Sukuk are tradable securities. They are listed on major stock exchanges around the world and settle through the largest international securities clearing systems. They are, in other words, capital market instruments in the same way as stocks and bonds. Of course, they are structured to conform to specific Islamic principles. However, the fact that they are designed to be appropriate for Islamic investors does not change their fundamental nature. After all, a Tesla is still a car, even if it has been designed to appeal to a certain type of person.
Although sukuk are securities, in most major financial centers, from New York to Tokyo, they are not treated as an ordinary part of the capital markets. In fact, they seem to be viewed as something almost too exotic to touch. Anyone calling the capital markets department of a bank in one of those cities about sukuk will likely have their call transferred to the Dubai office before they can say another word.
Being seen as exotic can sometimes be good for business. For example, if someone opened a Moroccan restaurant in Wichita, Kansas, the “exotic” label may help attract the culinarily curious in that region. However, in the capital markets, exotic is rarely a good quality. That reputation usually comes at a cost, as investors either avoid products deemed exotic or require that they pay a premium over more plain vanilla ones.
Various reasons are used to justify the treatment of sukuk as an exotic and distant relative within the capital market’s family of products. The two most common are that sukuk are (1) extremely complex and (2) emerging market (EM) only instruments.
On the first point, about complexity, it is certainly true that the legal documentation for sukuk can be lengthy. However, the argument for penalizing sukuk for their complexity only makes sense if bonds were simple in comparison. In reality, however, bonds documents are quite intricate in their own right. If, in some cruel experiment, a group of poets with no finance backgrounds were forced to read both a bond indenture and an underlying contract for a sukuk from front to back, they might very well conclude that bonds are the much more complicated instruments.
In fact, a large part of the reason sukuk are considered unusually complex is simply because of the use of some Arabic words, such as ijara and mudarabah. But if the capital markets can adjust to other peculiar terms like force majeure, pari passu, and defeasance, surely they can make room for a smattering of Arabic.
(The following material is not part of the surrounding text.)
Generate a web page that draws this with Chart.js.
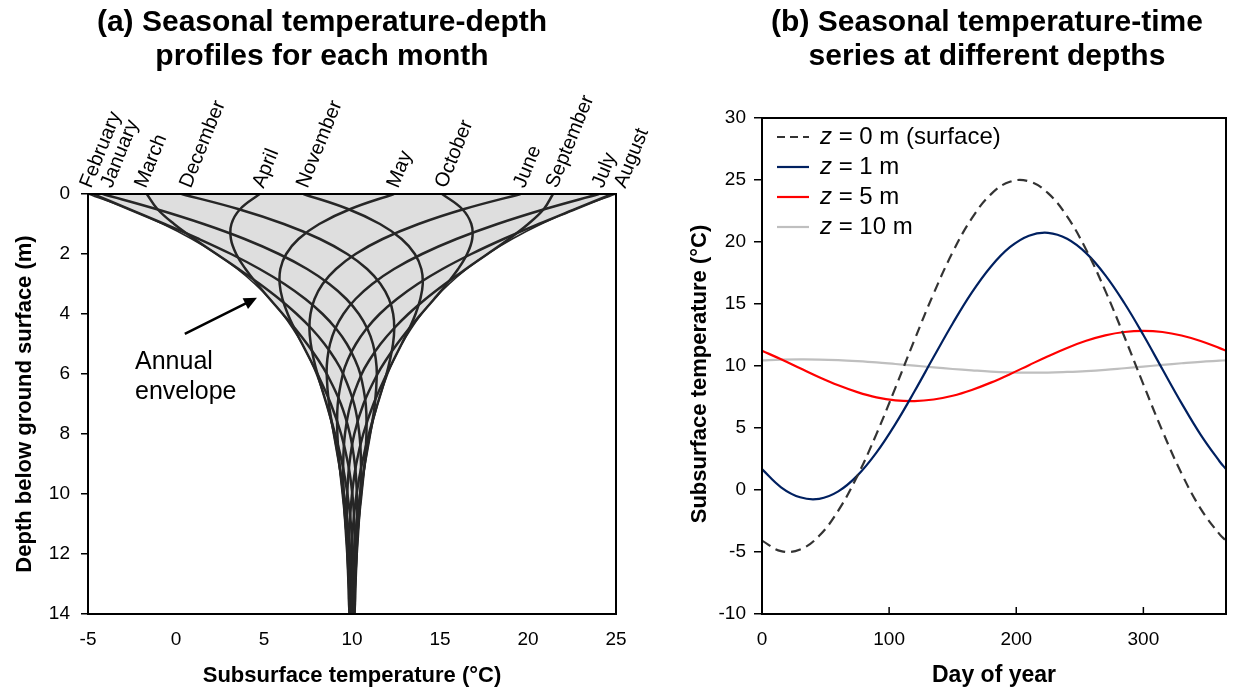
<!DOCTYPE html>
<html>
<head>
<meta charset="utf-8">
<script src="https://cdn.jsdelivr.net/npm/chart.js@4.4.1/dist/chart.umd.min.js"></script>
<style>
  html, body { margin: 0; padding: 0; background: #fff; }
  #wrap { position: relative; width: 1233px; height: 692px; overflow: hidden; }
  #chartA { position: absolute; left: 0; top: 0; }
  #chartB { position: absolute; left: 640px; top: 0; }
</style>
</head>
<body>
<div id="wrap">
  <canvas id="chartA" width="650" height="692"></canvas>
  <canvas id="chartB" width="593" height="692"></canvas>
</div>
<script>
const FONT = "'Liberation Sans', Arial, sans-serif";
Chart.defaults.font.family = FONT;
Chart.defaults.color = '#000';

// ---- (a) temperature-depth profiles, one per month (deg C at each depth) ----
const depths = [0, 0.5, 1, 1.5, 2, 2.5, 3, 3.5, 4, 4.5, 5, 5.5, 6, 7, 8, 9, 10, 11, 12, 13, 14];
const monthNames = ['January', 'February', 'March', 'April', 'May', 'June',
                    'July', 'August', 'September', 'October', 'November', 'December'];
const tJan = [-4.16, -1.13, 1.57, 3.90, 5.85, 7.45, 8.71, 9.68, 10.39, 10.88, 11.19, 11.35, 11.41, 11.30, 11.03, 10.73, 10.46, 10.25, 10.10, 10.01, 9.96];
const tFeb = [-4.71, -2.69, -0.65, 1.31, 3.13, 4.75, 6.16, 7.35, 8.33, 9.11, 9.71, 10.15, 10.47, 10.78, 10.82, 10.71, 10.54, 10.36, 10.22, 10.11, 10.03];
const tMar = [-1.66, -1.06, -0.11, 1.05, 2.30, 3.56, 4.76, 5.87, 6.86, 7.72, 8.44, 9.03, 9.50, 10.12, 10.42, 10.51, 10.47, 10.38, 10.27, 10.17, 10.09];
const tApr = [4.75, 3.65, 3.15, 3.12, 3.42, 3.95, 4.61, 5.33, 6.07, 6.79, 7.45, 8.05, 8.57, 9.37, 9.88, 10.16, 10.28, 10.30, 10.26, 10.20, 10.13];
const tMay = [12.38, 9.91, 8.14, 6.96, 6.26, 5.93, 5.89, 6.05, 6.35, 6.74, 7.17, 7.61, 8.04, 8.80, 9.38, 9.78, 10.02, 10.14, 10.18, 10.17, 10.14];
const tJun = [19.58, 16.38, 13.78, 11.74, 10.20, 9.09, 8.33, 7.87, 7.64, 7.58, 7.66, 7.82, 8.04, 8.55, 9.04, 9.45, 9.74, 9.94, 10.05, 10.09, 10.10];
const tJul = [24.03, 20.97, 18.26, 15.93, 13.98, 12.39, 11.15, 10.20, 9.51, 9.04, 8.75, 8.60, 8.56, 8.69, 8.97, 9.27, 9.55, 9.76, 9.91, 10.00, 10.04];
const tAug = [24.78, 22.70, 20.61, 18.61, 16.78, 15.14, 13.73, 12.55, 11.57, 10.81, 10.22, 9.78, 9.48, 9.19, 9.17, 9.29, 9.47, 9.64, 9.79, 9.90, 9.97];
const tSep = [21.42, 20.90, 20.01, 18.91, 17.70, 16.47, 15.28, 14.18, 13.20, 12.35, 11.62, 11.03, 10.55, 9.92, 9.60, 9.50, 9.53, 9.62, 9.73, 9.83, 9.90];
const tOct = [15.12, 16.26, 16.78, 16.83, 16.54, 16.03, 15.38, 14.67, 13.93, 13.22, 12.56, 11.97, 11.45, 10.65, 10.13, 9.85, 9.73, 9.71, 9.74, 9.80, 9.87];
const tNov = [7.24, 9.77, 11.59, 12.82, 13.57, 13.94, 14.02, 13.88, 13.61, 13.24, 12.82, 12.39, 11.97, 11.22, 10.64, 10.24, 10.00, 9.87, 9.83, 9.83, 9.86];
const tDec = [0.32, 3.53, 6.13, 8.18, 9.73, 10.86, 11.62, 12.10, 12.34, 12.40, 12.33, 12.17, 11.96, 11.45, 10.96, 10.56, 10.26, 10.07, 9.96, 9.91, 9.90];
const envMin = [-5, -2.70, -0.75, 0.90, 2.30, 3.48, 4.48, 5.33, 6.05, 6.65, 7.17, 7.60, 7.97, 8.55, 8.96, 9.25, 9.47, 9.62, 9.73, 9.80, 9.86];
const envMax = [25, 22.70, 20.75, 19.10, 17.70, 16.52, 15.52, 14.67, 13.95, 13.35, 12.83, 12.40, 12.03, 11.46, 11.04, 10.75, 10.54, 10.38, 10.28, 10.20, 10.14];
const tempTicksA = [-5, 0, 5, 10, 15, 20, 25];
const depthTicks = [0, 2, 4, 6, 8, 10, 12, 14];

// ---- (b) temperature time series at four depths ----
const days = [0, 15, 30, 45, 60, 75, 90, 105, 120, 135, 150, 165, 180, 195, 210, 225, 240, 255, 270, 285, 300, 315, 330, 345, 360, 365];
const tSurface = [-4.08, -4.93, -4.80, -3.69, -1.66, 1.13, 4.51, 8.26, 12.12, 15.84, 19.18, 21.90, 23.84, 24.86, 24.89, 23.94, 22.06, 19.38, 16.08, 12.38, 8.52, 4.76, 1.34, -1.50, -3.58, -4.08];
const t1m = [1.68, 0.22, -0.59, -0.71, -0.11, 1.16, 3.01, 5.33, 7.96, 10.72, 13.43, 15.92, 18.01, 19.58, 20.51, 20.74, 20.26, 19.10, 17.33, 15.08, 12.50, 9.74, 7.01, 4.47, 2.30, 1.68];
const t5m = [11.23, 10.54, 9.81, 9.09, 8.44, 7.89, 7.47, 7.23, 7.17, 7.30, 7.60, 8.07, 8.66, 9.34, 10.07, 10.79, 11.46, 12.03, 12.47, 12.74, 12.83, 12.74, 12.46, 12.02, 11.44, 11.23];
const t10m = [10.46, 10.51, 10.53, 10.52, 10.47, 10.39, 10.29, 10.16, 10.03, 9.89, 9.76, 9.65, 9.55, 9.49, 9.47, 9.47, 9.52, 9.59, 9.69, 9.82, 9.95, 10.09, 10.22, 10.34, 10.43, 10.46];
const seriesLabels = [' = 0 m (surface)', ' = 1 m', ' = 5 m', ' = 10 m'];
const dayTicks = [0, 100, 200, 300];
const tempTicksB = [-10, -5, 0, 5, 10, 15, 20, 25, 30];

const monthSeries = [tJan, tFeb, tMar, tApr, tMay, tJun, tJul, tAug, tSep, tOct, tNov, tDec];

function pts(xs, ys) {
    return xs.map((x, i) => ({ x: x, y: ys[i] }));
}

function fixTicks(list) {
    return function (scale) { scale.ticks = list.map(v => ({ value: v })); };
}

// crowded labels along the top get nudged apart a bit (pixels)
const labelNudge = { February: -6, January: 5, March: -5, December: 5, August: 9 };

const drawPanelA = {
    id: 'panelA',
    afterDraw(chart) {
        const ctx = chart.ctx;
        const area = chart.chartArea;
        const xs = chart.scales.x, ys = chart.scales.y;
        ctx.save();

        // frame
        ctx.strokeStyle = '#000';
        ctx.lineWidth = 2;
        ctx.strokeRect(area.left, area.top, area.right - area.left, area.bottom - area.top);

        // title
        ctx.fillStyle = '#000';
        ctx.textAlign = 'center';
        ctx.textBaseline = 'middle';
        ctx.font = 'bold 30px ' + FONT;
        ctx.fillText('(a) Seasonal temperature-depth', 322, 23);
        ctx.fillText('profiles for each month', 322, 57);

        // month names at the surface value of each profile
        ctx.font = '20px ' + FONT;
        ctx.textAlign = 'left';
        ctx.textBaseline = 'alphabetic';
        monthNames.forEach((name, i) => {
            const px = xs.getPixelForValue(monthSeries[i][0]) + (labelNudge[name] || 0);
            ctx.save();
            ctx.translate(px + 4, area.top - 5);
            ctx.rotate(-68 * Math.PI / 180);
            ctx.fillText(name, 0, 0);
            ctx.restore();
        });

        // annotation
        ctx.textBaseline = 'middle';
        ctx.font = '25px ' + FONT;
        ctx.fillText('Annual', xs.getPixelForValue(-2.33), ys.getPixelForValue(5.62));
        ctx.fillText('envelope', xs.getPixelForValue(-2.33), ys.getPixelForValue(6.62));

        const x0 = xs.getPixelForValue(0.5), y0 = ys.getPixelForValue(4.66);
        const x1 = xs.getPixelForValue(4.6), y1 = ys.getPixelForValue(3.46);
        const ang = Math.atan2(y1 - y0, x1 - x0);
        ctx.strokeStyle = '#000';
        ctx.lineWidth = 2.5;
        ctx.beginPath();
        ctx.moveTo(x0, y0);
        ctx.lineTo(x1 - 8 * Math.cos(ang), y1 - 8 * Math.sin(ang));
        ctx.stroke();
        ctx.beginPath();
        ctx.moveTo(x1, y1);
        ctx.lineTo(x1 - 13 * Math.cos(ang) + 6 * Math.sin(ang), y1 - 13 * Math.sin(ang) - 6 * Math.cos(ang));
        ctx.lineTo(x1 - 13 * Math.cos(ang) - 6 * Math.sin(ang), y1 - 13 * Math.sin(ang) + 6 * Math.cos(ang));
        ctx.closePath();
        ctx.fill();
        ctx.restore();
    }
};

const monthDatasets = monthSeries.map((temps, i) => ({
    label: monthNames[i],
    data: pts(temps, depths),
    showLine: true,
    borderColor: '#262626',
    borderWidth: 2.5,
    pointRadius: 0,
    tension: 0.4,
    fill: false
}));

// envelope outline: down the cold side, back up the warm side
const envelopePts = pts(envMin, depths).concat(pts(envMax, depths).reverse());

new Chart(document.getElementById('chartA'), {
    type: 'scatter',
    data: {
        datasets: monthDatasets.concat([{
            label: 'Annual envelope',
            data: envelopePts,
            showLine: true,
            borderColor: '#262626',
            borderWidth: 1.5,
            backgroundColor: '#dedede',
            pointRadius: 0,
            tension: 0.4,
            fill: 'shape'
        }])
    },
    options: {
        responsive: false,
        animation: false,
        devicePixelRatio: 1,
        layout: { padding: { left: 0, top: 194, right: 34, bottom: 0 } },
        plugins: { legend: { display: false }, tooltip: { enabled: false } },
        scales: {
            x: {
                type: 'linear', min: -5, max: 25,
                afterBuildTicks: fixTicks(tempTicksA),
                afterFit(scale) { scale.height = 78; },
                grid: { display: false },
                border: { display: true, color: '#000', width: 2 },
                ticks: { font: { size: 19 }, padding: 6, color: '#000' },
                title: { display: true, text: 'Subsurface temperature (°C)',
                         font: { size: 22, weight: 'bold' }, padding: { bottom: 3 } }
            },
            y: {
                type: 'linear', min: 0, max: 14, reverse: true,
                afterBuildTicks: fixTicks(depthTicks),
                afterFit(scale) { scale.width = 88; },
                grid: { display: true, drawOnChartArea: false, drawTicks: true, tickLength: 7,
                        color: '#000', lineWidth: 1.5 },
                border: { display: true, color: '#000', width: 2 },
                ticks: { font: { size: 19 }, padding: 11, color: '#000' },
                title: { display: true, text: 'Depth below ground surface (m)',
                         font: { size: 22, weight: 'bold' }, padding: { top: 12 } }
            }
        }
    },
    plugins: [drawPanelA]
});

// ---- panel (b) ----
const seriesStyles = [
    { color: '#333333', dash: [10, 6] },
    { color: '#002060', dash: [] },
    { color: '#ff0000', dash: [] },
    { color: '#bfbfbf', dash: [] }
];
const seriesData = [tSurface, t1m, t5m, t10m];

const drawPanelB = {
    id: 'panelB',
    afterDraw(chart) {
        const ctx = chart.ctx;
        const area = chart.chartArea;
        const xs = chart.scales.x;
        ctx.save();

        ctx.strokeStyle = '#000';
        ctx.lineWidth = 2;
        ctx.strokeRect(area.left, area.top, area.right - area.left, area.bottom - area.top);

        // tick marks point inwards on the day axis
        ctx.lineWidth = 1.5;
        dayTicks.forEach(d => {
            const px = xs.getPixelForValue(d);
            ctx.beginPath();
            ctx.moveTo(px, area.bottom);
            ctx.lineTo(px, area.bottom - 7);
            ctx.stroke();
        });

        ctx.fillStyle = '#000';
        ctx.textAlign = 'center';
        ctx.textBaseline = 'middle';
        ctx.font = 'bold 30px ' + FONT;
        const cx = (area.left + area.right) / 2 - 7;
        ctx.fillText('(b) Seasonal temperature-time', cx, 23);
        ctx.fillText('series at different depths', cx, 57);

        // y axis title, sits a little below the middle of the axis
        ctx.save();
        ctx.translate(60, (area.top + area.bottom) / 2 + 8);
        ctx.rotate(-Math.PI / 2);
        ctx.font = 'bold 22px ' + FONT;
        ctx.fillText('Subsurface temperature (°C)', 0, 0);
        ctx.restore();

        // legend
        ctx.textAlign = 'left';
        seriesLabels.forEach((txt, i) => {
            const y = area.top + 19 + i * 30;
            const st = seriesStyles[i];
            ctx.strokeStyle = st.color;
            ctx.lineWidth = 2.2;
            ctx.setLineDash(st.dash.length ? [8, 5] : []);
            ctx.beginPath();
            ctx.moveTo(area.left + 15, y);
            ctx.lineTo(area.left + 47, y);
            ctx.stroke();
            ctx.setLineDash([]);
            ctx.font = 'italic 24px ' + FONT;
            ctx.fillText('z', area.left + 58, y);
            const w = ctx.measureText('z').width;
            ctx.font = '24px ' + FONT;
            ctx.fillText(txt, area.left + 58 + w, y);
        });
        ctx.restore();
    }
};

new Chart(document.getElementById('chartB'), {
    type: 'scatter',
    data: {
        datasets: seriesData.map((vals, i) => ({
            label: 'z' + seriesLabels[i],
            data: pts(days, vals),
            showLine: true,
            borderColor: seriesStyles[i].color,
            borderDash: seriesStyles[i].dash,
            borderWidth: 2.2,
            pointRadius: 0,
            tension: 0.4,
            fill: false
        }))
    },
    options: {
        responsive: false,
        animation: false,
        devicePixelRatio: 1,
        layout: { padding: { left: 0, top: 118, right: 7, bottom: 0 } },
        plugins: { legend: { display: false }, tooltip: { enabled: false } },
        scales: {
            x: {
                type: 'linear', min: 0, max: 365,
                afterBuildTicks: fixTicks(dayTicks),
                afterFit(scale) { scale.height = 78; },
                grid: { display: false },
                border: { display: true, color: '#000', width: 2 },
                ticks: { font: { size: 19 }, padding: 6, color: '#000' },
                title: { display: true, text: 'Day of year',
                         font: { size: 23, weight: 'bold' }, padding: { bottom: 3 } }
            },
            y: {
                type: 'linear', min: -10, max: 30,
                afterBuildTicks: fixTicks(tempTicksB),
                afterFit(scale) { scale.width = 122; },
                grid: { display: true, drawOnChartArea: false, drawTicks: true, tickLength: 8,
                        color: '#000', lineWidth: 1.5 },
                border: { display: true, color: '#000', width: 2 },
                ticks: { font: { size: 19 }, padding: 8, color: '#000' },
                title: { display: false }
            }
        }
    },
    plugins: [drawPanelB]
});
</script>
</body>
</html>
And, in any case, the contractual principles these words represent (e.g., leases and participations) are very familiar to any financial professional.
The use of Arabic words also plays a part in the second point, the belief that sukuk are fundamentally an EM only product. From the perspective of a trading desk in New York, London or Tokyo, what could seem more “EM” than a product that incorporates Shariah principles and makes use of some Arabic terms? And certainly it is true that many EM issuers fund with sukuk, and many EM based investors buy them. But those facts alone should not define the instrument itself as uniquely EM. After all, there are more companies listed on both the National Stock Exchange of India and the Shanghai Stock Exchange than in either of New York or London, but that is not interpreted to mean stocks are now an EM product.
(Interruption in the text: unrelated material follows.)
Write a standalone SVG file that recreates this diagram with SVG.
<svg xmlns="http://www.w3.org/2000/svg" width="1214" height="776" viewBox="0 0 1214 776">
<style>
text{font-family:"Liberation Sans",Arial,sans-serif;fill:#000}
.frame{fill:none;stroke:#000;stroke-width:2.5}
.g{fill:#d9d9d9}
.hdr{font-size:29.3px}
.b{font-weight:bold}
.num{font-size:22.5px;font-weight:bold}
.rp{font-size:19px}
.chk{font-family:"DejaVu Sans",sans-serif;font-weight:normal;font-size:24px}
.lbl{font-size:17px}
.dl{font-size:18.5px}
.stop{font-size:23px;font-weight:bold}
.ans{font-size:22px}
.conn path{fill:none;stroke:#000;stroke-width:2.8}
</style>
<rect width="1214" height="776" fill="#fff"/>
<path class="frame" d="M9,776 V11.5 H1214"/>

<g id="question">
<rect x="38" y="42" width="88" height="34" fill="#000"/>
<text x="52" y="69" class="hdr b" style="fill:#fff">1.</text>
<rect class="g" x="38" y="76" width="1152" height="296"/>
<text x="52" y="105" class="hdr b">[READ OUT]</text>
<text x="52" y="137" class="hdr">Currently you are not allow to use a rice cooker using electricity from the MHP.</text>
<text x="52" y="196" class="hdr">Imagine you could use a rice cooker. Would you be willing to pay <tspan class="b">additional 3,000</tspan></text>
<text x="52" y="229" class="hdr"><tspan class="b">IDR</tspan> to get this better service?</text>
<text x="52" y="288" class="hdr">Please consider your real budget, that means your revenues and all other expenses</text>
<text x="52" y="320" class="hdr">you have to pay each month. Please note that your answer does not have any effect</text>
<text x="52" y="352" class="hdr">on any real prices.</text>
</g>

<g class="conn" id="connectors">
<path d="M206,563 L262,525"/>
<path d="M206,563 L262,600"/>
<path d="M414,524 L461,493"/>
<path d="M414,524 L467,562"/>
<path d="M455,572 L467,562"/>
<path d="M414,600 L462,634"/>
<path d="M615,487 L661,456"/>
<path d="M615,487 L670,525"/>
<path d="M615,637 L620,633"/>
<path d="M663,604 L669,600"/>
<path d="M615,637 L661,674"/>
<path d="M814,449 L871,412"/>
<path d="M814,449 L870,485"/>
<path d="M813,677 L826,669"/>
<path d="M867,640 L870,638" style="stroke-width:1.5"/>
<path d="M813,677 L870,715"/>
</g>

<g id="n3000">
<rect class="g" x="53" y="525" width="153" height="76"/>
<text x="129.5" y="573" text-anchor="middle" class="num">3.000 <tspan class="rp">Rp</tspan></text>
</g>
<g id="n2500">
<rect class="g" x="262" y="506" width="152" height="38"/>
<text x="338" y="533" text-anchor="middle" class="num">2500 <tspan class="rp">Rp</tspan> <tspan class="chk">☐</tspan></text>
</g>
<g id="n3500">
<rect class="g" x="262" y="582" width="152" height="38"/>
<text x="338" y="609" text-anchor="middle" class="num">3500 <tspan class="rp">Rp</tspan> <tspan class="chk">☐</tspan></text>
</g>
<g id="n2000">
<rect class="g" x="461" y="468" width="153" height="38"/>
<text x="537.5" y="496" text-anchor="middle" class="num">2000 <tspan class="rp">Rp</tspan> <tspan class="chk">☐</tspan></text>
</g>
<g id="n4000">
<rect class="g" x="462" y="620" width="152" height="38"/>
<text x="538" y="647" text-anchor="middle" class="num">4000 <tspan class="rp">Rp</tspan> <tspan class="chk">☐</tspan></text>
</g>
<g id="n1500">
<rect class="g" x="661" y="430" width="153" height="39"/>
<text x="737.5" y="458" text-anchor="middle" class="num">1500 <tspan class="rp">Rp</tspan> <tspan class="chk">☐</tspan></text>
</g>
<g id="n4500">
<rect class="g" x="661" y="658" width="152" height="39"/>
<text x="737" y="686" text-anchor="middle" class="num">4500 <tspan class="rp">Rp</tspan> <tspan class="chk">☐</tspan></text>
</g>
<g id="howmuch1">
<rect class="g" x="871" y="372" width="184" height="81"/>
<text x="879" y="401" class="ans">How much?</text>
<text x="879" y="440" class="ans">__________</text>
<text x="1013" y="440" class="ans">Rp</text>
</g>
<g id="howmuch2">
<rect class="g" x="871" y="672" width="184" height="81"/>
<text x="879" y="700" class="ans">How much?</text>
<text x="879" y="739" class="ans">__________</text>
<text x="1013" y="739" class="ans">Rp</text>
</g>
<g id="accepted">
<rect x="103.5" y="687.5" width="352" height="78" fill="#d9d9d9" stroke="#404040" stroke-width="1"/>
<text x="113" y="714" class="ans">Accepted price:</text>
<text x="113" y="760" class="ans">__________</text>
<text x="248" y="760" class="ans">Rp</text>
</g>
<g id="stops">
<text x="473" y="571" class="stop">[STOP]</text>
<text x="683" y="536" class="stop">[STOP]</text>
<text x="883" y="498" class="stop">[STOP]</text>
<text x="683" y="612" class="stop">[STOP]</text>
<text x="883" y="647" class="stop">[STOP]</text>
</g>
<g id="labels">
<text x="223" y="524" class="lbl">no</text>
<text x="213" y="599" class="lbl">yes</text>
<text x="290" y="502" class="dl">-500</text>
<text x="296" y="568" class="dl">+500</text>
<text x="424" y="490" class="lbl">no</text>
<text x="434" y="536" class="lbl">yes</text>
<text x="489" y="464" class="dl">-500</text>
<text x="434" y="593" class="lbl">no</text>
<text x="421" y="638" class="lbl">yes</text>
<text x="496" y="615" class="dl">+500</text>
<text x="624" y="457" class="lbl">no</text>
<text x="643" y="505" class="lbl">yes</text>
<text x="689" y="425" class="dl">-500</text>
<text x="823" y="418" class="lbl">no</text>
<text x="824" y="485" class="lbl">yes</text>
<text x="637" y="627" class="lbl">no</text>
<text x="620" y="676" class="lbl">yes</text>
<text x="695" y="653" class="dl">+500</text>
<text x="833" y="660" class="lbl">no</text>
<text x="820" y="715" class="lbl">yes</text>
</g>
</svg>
Furthermore, the majority of internationally placed sukuk are not traditional EM instruments at all. Most are issued by sovereigns, supranationals, state owned enterprise and large multinational corporations with credit ratings toward the high end of the investment grade spectrum. And a number of significant Western issuers, such as the United Kingdom, Luxembourg and the International Financing Facility for Immunization (an international organization organized as a UK charity) have all executed sukuk.
In other words, perception is often not reality when it comes to sukuk. Many financial market players write them off as overly complex, EM instruments without considering that they are fundamentally just securities. Like how a climate change denier looks at a snowstorm, they focus on certain superficialities of the product, such as the use of Arabic terms, and miss the underlying reality that sukuk can be a very valuable capital markets instrument.
For international investors, ignoring sukuk comes at a cost, as the product offers them diversifying credits and great credit stories. The Islamic Development Bank, for example, is a supranational institution with the objective of promoting sustainable social and economic growth in its member countries, and it issues several billion dollars of triple-A rated sukuk every year. Any high grade, fixed income investor with an interest in sustainability should be considering those sukuk as valuable diversifying assets for their portfolios.
In summary, like stocks and bonds, sukuk are simply a type of tradable security. They do not have a specific nationality, and they are not meant only for a specific type of institution. The international capital markets stand to benefit if the fundamental nature of sukuk as a useful and diversifying instrument is more widely recognized.